Performance (noun) – the action or process of performing a task or function

Conditioning (noun) – bring (something) into the desired state for use

Integrated – Traditionally fitness coaches have adopted a unimodal approach to training, primarily focusing on the development of one fitness component at the expense of others. Lets say your client wanted to get fit so they could run a local 10km race. The starting point for most fitness coaches would be to get their clients to spend hours clocking up miles running out on the streets in an attempt to develop lungs like dustbin liners and a body that could withstand the constant pounding that running inflicts on it! Certainly this is a tried and tested option, but is it the most efficient and effective approach? What other fitness components would help improve performance? Could they be integrated into your clients training programme to boost performance?

Performance – For training to be effective it’s got to be related to the task or or what I call the performance outcome. When I spoke to renowned strength and conditioning coach, Vern Gambetta about what training should look like he simply said ‘everyone should train with a purpose’. It’s important that you realise that the training programmes you develop for your clients must be linked to the end goal. The programme needs to be functional… basically all movements have a level of functionality, and if training moves too far away from fundamental movements it will be less effective. If your client wants to be able to play 5-a-side football with their friends, the training must reflect that ‘performance outcome’. 5-a-side football can be physically demanding, lots of changes of direction, sudden bursts of speed, body contact etc. If this is your cleints performance outcome, you need to make sure that the exercises they are performing in your training sessions are preparing you for the demands of the game. In my experience most 5-a-side enthusiasts are poorly prepared (just look at the number of players that hobble home with an injury at the end of a game).

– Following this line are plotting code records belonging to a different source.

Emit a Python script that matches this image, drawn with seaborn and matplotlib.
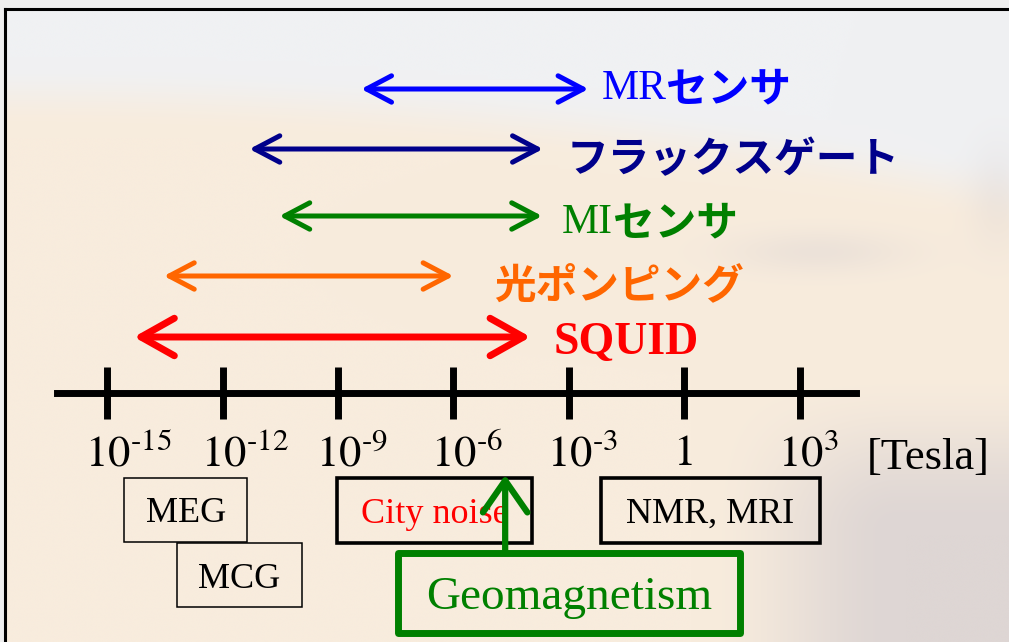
import numpy as np
import matplotlib
matplotlib.use("Agg")
import matplotlib.pyplot as plt
from matplotlib.patches import Rectangle
from matplotlib.ticker import NullLocator
from matplotlib.transforms import ScaledTranslation
import seaborn as sns

# ---- data (Tesla) ----
sensor_latin = ["MR", None, "MI", None, "SQUID"]
sensor_jp    = ["センサ", "フラックスゲート", "センサ", "光ポンピング", None]
sensor_lo    = [4e-9, 5e-12, 3e-11, 3e-14, 5e-15]
sensor_hi    = [3.2e-3, 2.1e-4, 2e-4, 1e-6, 1e-4]
sensor_color = ["#0000ff", "#00008b", "#008000", "#ff6600", "#ff0000"]

tick_vals   = [1e-15, 1e-12, 1e-9, 1e-6, 1e-3, 1, 1e3]
tick_labels = [r"$10^{\text{-}15}$", r"$10^{\text{-}12}$", r"$10^{\text{-}9}$",
               r"$10^{\text{-}6}$", r"$10^{\text{-}3}$", r"$1$", r"$10^{3}$"]

source_names = ["MEG", "MCG", "City noise", "NMR, MRI"]
source_lo    = [2.8e-15, 6.6e-14, 9.3e-10, 6.8e-3]
source_hi    = [4.4e-12, 1.15e-10, 1.1e-4, 3.3e3]
source_color = ["black", "black", "red", "black"]

geo_field = 2.2e-5
geo_lo, geo_hi = 3.6e-8, 27.5

# ---- layout (pixels, y grows downward) ----
row_y    = [89, 149, 216, 276, 337]
label_dx = [13, 24, 20, 41, 23]
label_dy = [0, 11, 7, 10, 6]
arrow_lw = [3.6, 3.6, 3.6, 3.6, 5.0]
head     = [(1.8, 0.95), (1.8, 0.95), (1.8, 0.95), (1.8, 0.95), (2.4, 1.35)]
box_top  = [478, 543, 478, 478]
box_h    = [64, 64, 65, 65]
box_lw   = [1.1, 1.1, 2.6, 2.6]

sns.set_theme(style="white")
plt.rcParams["font.family"] = ["Liberation Serif", "Noto Sans CJK JP"]
plt.rcParams["mathtext.fontset"] = "stix"

W, H = 1009, 642
fig = plt.figure(figsize=(W / 100, H / 100), dpi=100, facecolor="#efefef")

# background picture (soft desert gradient) inside a black frame
bg = fig.add_axes([5 / W, 0, 1, (H - 9) / H])
X, Y = np.meshgrid(np.linspace(5, W + 5, 220), np.linspace(9, H + 9, 140))
def smooth(t):
    t = np.clip(t, 0, 1)
    return t * t * (3 - 2 * t)
grey = np.array([240, 241, 243]) / 255
beige = np.array([248, 236, 221]) / 255
dusk = np.array([222, 214, 212]) / 255
t = smooth((Y - (95 + 100 * (X / W) ** 2)) / 70 + 0.5)[..., None]
img = grey * (1 - t) + beige * t
w = (smooth((X - 700) / 200) * smooth((Y - 370) / 170))[..., None]
img = img * (1 - w) + dusk * w
for cx, cy, sx, sy, a in [(820, 255, 90, 22, 0.45), (1000, 200, 30, 55, 0.35)]:
    g = (a * np.exp(-((X - cx) / sx) ** 2 - ((Y - cy) / sy) ** 2))[..., None]
    img = img * (1 - g) + dusk * g
bg.imshow(img, aspect="auto", interpolation="bicubic")
bg.set_xticks([])
bg.set_yticks([])
for side in ["right", "bottom"]:
    bg.spines[side].set_visible(False)
for side in ["left", "top"]:
    bg.spines[side].set_color("black")
    bg.spines[side].set_linewidth(2.2)

# main axes: log field axis, y in pixels
ax = fig.add_axes([0, 0, 1, 1])
ax.patch.set_alpha(0)
ax.set_xscale("log")
ax.set_xlim(10 ** -17.78, 10 ** 8.43)
ax.set_ylim(H, 0)
sns.despine(ax=ax, left=True, top=True, right=True)
ax.set_yticks([])
ax.spines["bottom"].set_position(("data", 393))
ax.spines["bottom"].set_bounds(10 ** -16.3, 10 ** 4.45)
ax.spines["bottom"].set_linewidth(5)
ax.spines["bottom"].set_color("black")
ax.set_xticks(tick_vals)
ax.set_xticklabels(tick_labels)
ax.xaxis.set_minor_locator(NullLocator())
ax.tick_params(axis="x", which="major", bottom=True, direction="inout", length=37, width=5,
               color="black", labelsize=32, labelcolor="black", pad=11)
for lab, txt in zip(ax.get_xticklabels(), tick_labels):
    shift = -11 if txt == r"$1$" else -22
    lab.set_horizontalalignment("left")
    lab.set_transform(lab.get_transform() + ScaledTranslation(shift / 100, 0, fig.dpi_scale_trans))
ax.set_xlabel("[Tesla]", fontsize=32, color="black", family="Liberation Serif", ha="right", va="top")
ax.xaxis.set_label_coords(0.981, 0.318)

# sensor range arrows and labels
for i in range(len(row_y)):
    hl, hw = head[i]
    c = sensor_color[i]
    ax.annotate("", xy=(sensor_hi[i], row_y[i]), xytext=(sensor_lo[i], row_y[i]),
                arrowprops=dict(arrowstyle=f"<->,head_length={hl},head_width={hw}",
                                color=c, lw=arrow_lw[i], shrinkA=0, shrinkB=0,
                                mutation_scale=10))
    pos = dict(xy=(sensor_hi[i], row_y[i]), xytext=(label_dx[i], -label_dy[i]),
               textcoords="offset pixels", ha="left", va="center", color=c)
    if sensor_latin[i] is not None:
        bold = sensor_jp[i] is None
        t1 = ax.annotate(sensor_latin[i], fontsize=33 if bold else 30,
                         family="Liberation Serif",
                         fontweight="bold" if bold else "normal", **pos)
        if sensor_jp[i] is not None:
            ax.annotate(sensor_jp[i], xy=(1, 0.5), xycoords=t1, ha="left", va="center",
                        color=c, fontsize=30, family="Noto Sans CJK JP", fontweight="bold")
    else:
        ax.annotate(sensor_jp[i], fontsize=30, family="Noto Sans CJK JP",
                    fontweight="bold", **pos)

# field sources
for i, name in enumerate(source_names):
    ax.add_patch(Rectangle((source_lo[i], box_top[i]), source_hi[i] - source_lo[i], box_h[i],
                           fill=False, ec="black", lw=box_lw[i], zorder=3))
    ax.text(np.sqrt(source_lo[i] * source_hi[i]), box_top[i] + box_h[i] / 2 + 4, name,
            ha="center", va="center", fontsize=26, color=source_color[i],
            family="Liberation Serif", zorder=3)

ax.add_patch(Rectangle((geo_lo, 553), geo_hi - geo_lo, 80, fill=False, ec="#008000",
                       lw=5, joinstyle="round", zorder=4))
ax.text(np.sqrt(geo_lo * geo_hi), 598, "Geomagnetism", ha="center", va="center",
        fontsize=34, color="#008000", family="Liberation Serif", zorder=4)
ax.annotate("", xy=(geo_field, 475), xytext=(geo_field, 553),
            arrowprops=dict(arrowstyle="->,head_length=2.3,head_width=1.6",
                            color="#008000", lw=4.5, shrinkA=0, shrinkB=0,
                            mutation_scale=10), zorder=5)

fig.savefig("out.png", dpi=100, facecolor=fig.get_facecolor())
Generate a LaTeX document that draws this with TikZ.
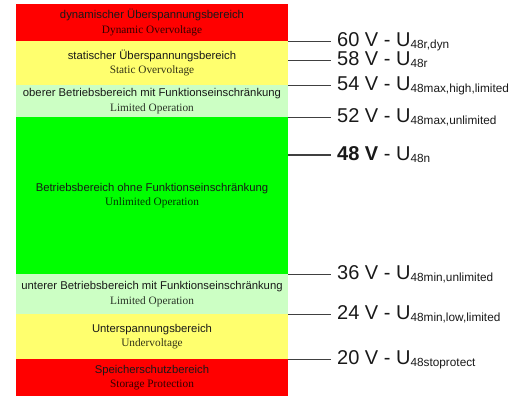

Conditioning – Have you ever taken up a sport in an attempt to ‘get fit’? This is a common mistake that I see time and time again and is absolutely the wrong approach to getting back into shape. The first step should always be to ‘get fit’ to cope with the demands of the activity you would like to take part in. If your client wants their body to perform a task (kick a ball, run for bus, lift their grandchildren up) it must have the appropriate level of conditioning to be able to perform the task. Conditioning is all about developing the ‘capacity’ needed to improve performance, and that doesn’t happen overnight. It takes time and effort to ensure that your body is capable of doing what you want it to do without breaking down.

The first step you need to take to becoming a highly effective fitness professional is to recognise that a fundamental shift in your mindset is required if you are to develop a comprehensive physical preparation programmes that delivers optimal levels of fitness and function to your clients. If endurance is their thing, more endurance work isn’t going to cut it, you need to think about movement quality training, strength and power development and injury reduction strategies. If they are a busy parent juggling the demands of home, work and sport you need to think about doing less, improving their training density and focusing on recovery and regeneration. As a modern fitness professional, you need to open yourself up to the potential that an IPC has to offer. Step outside of your box and get ready to train your clients for the demands of the ‘real world’.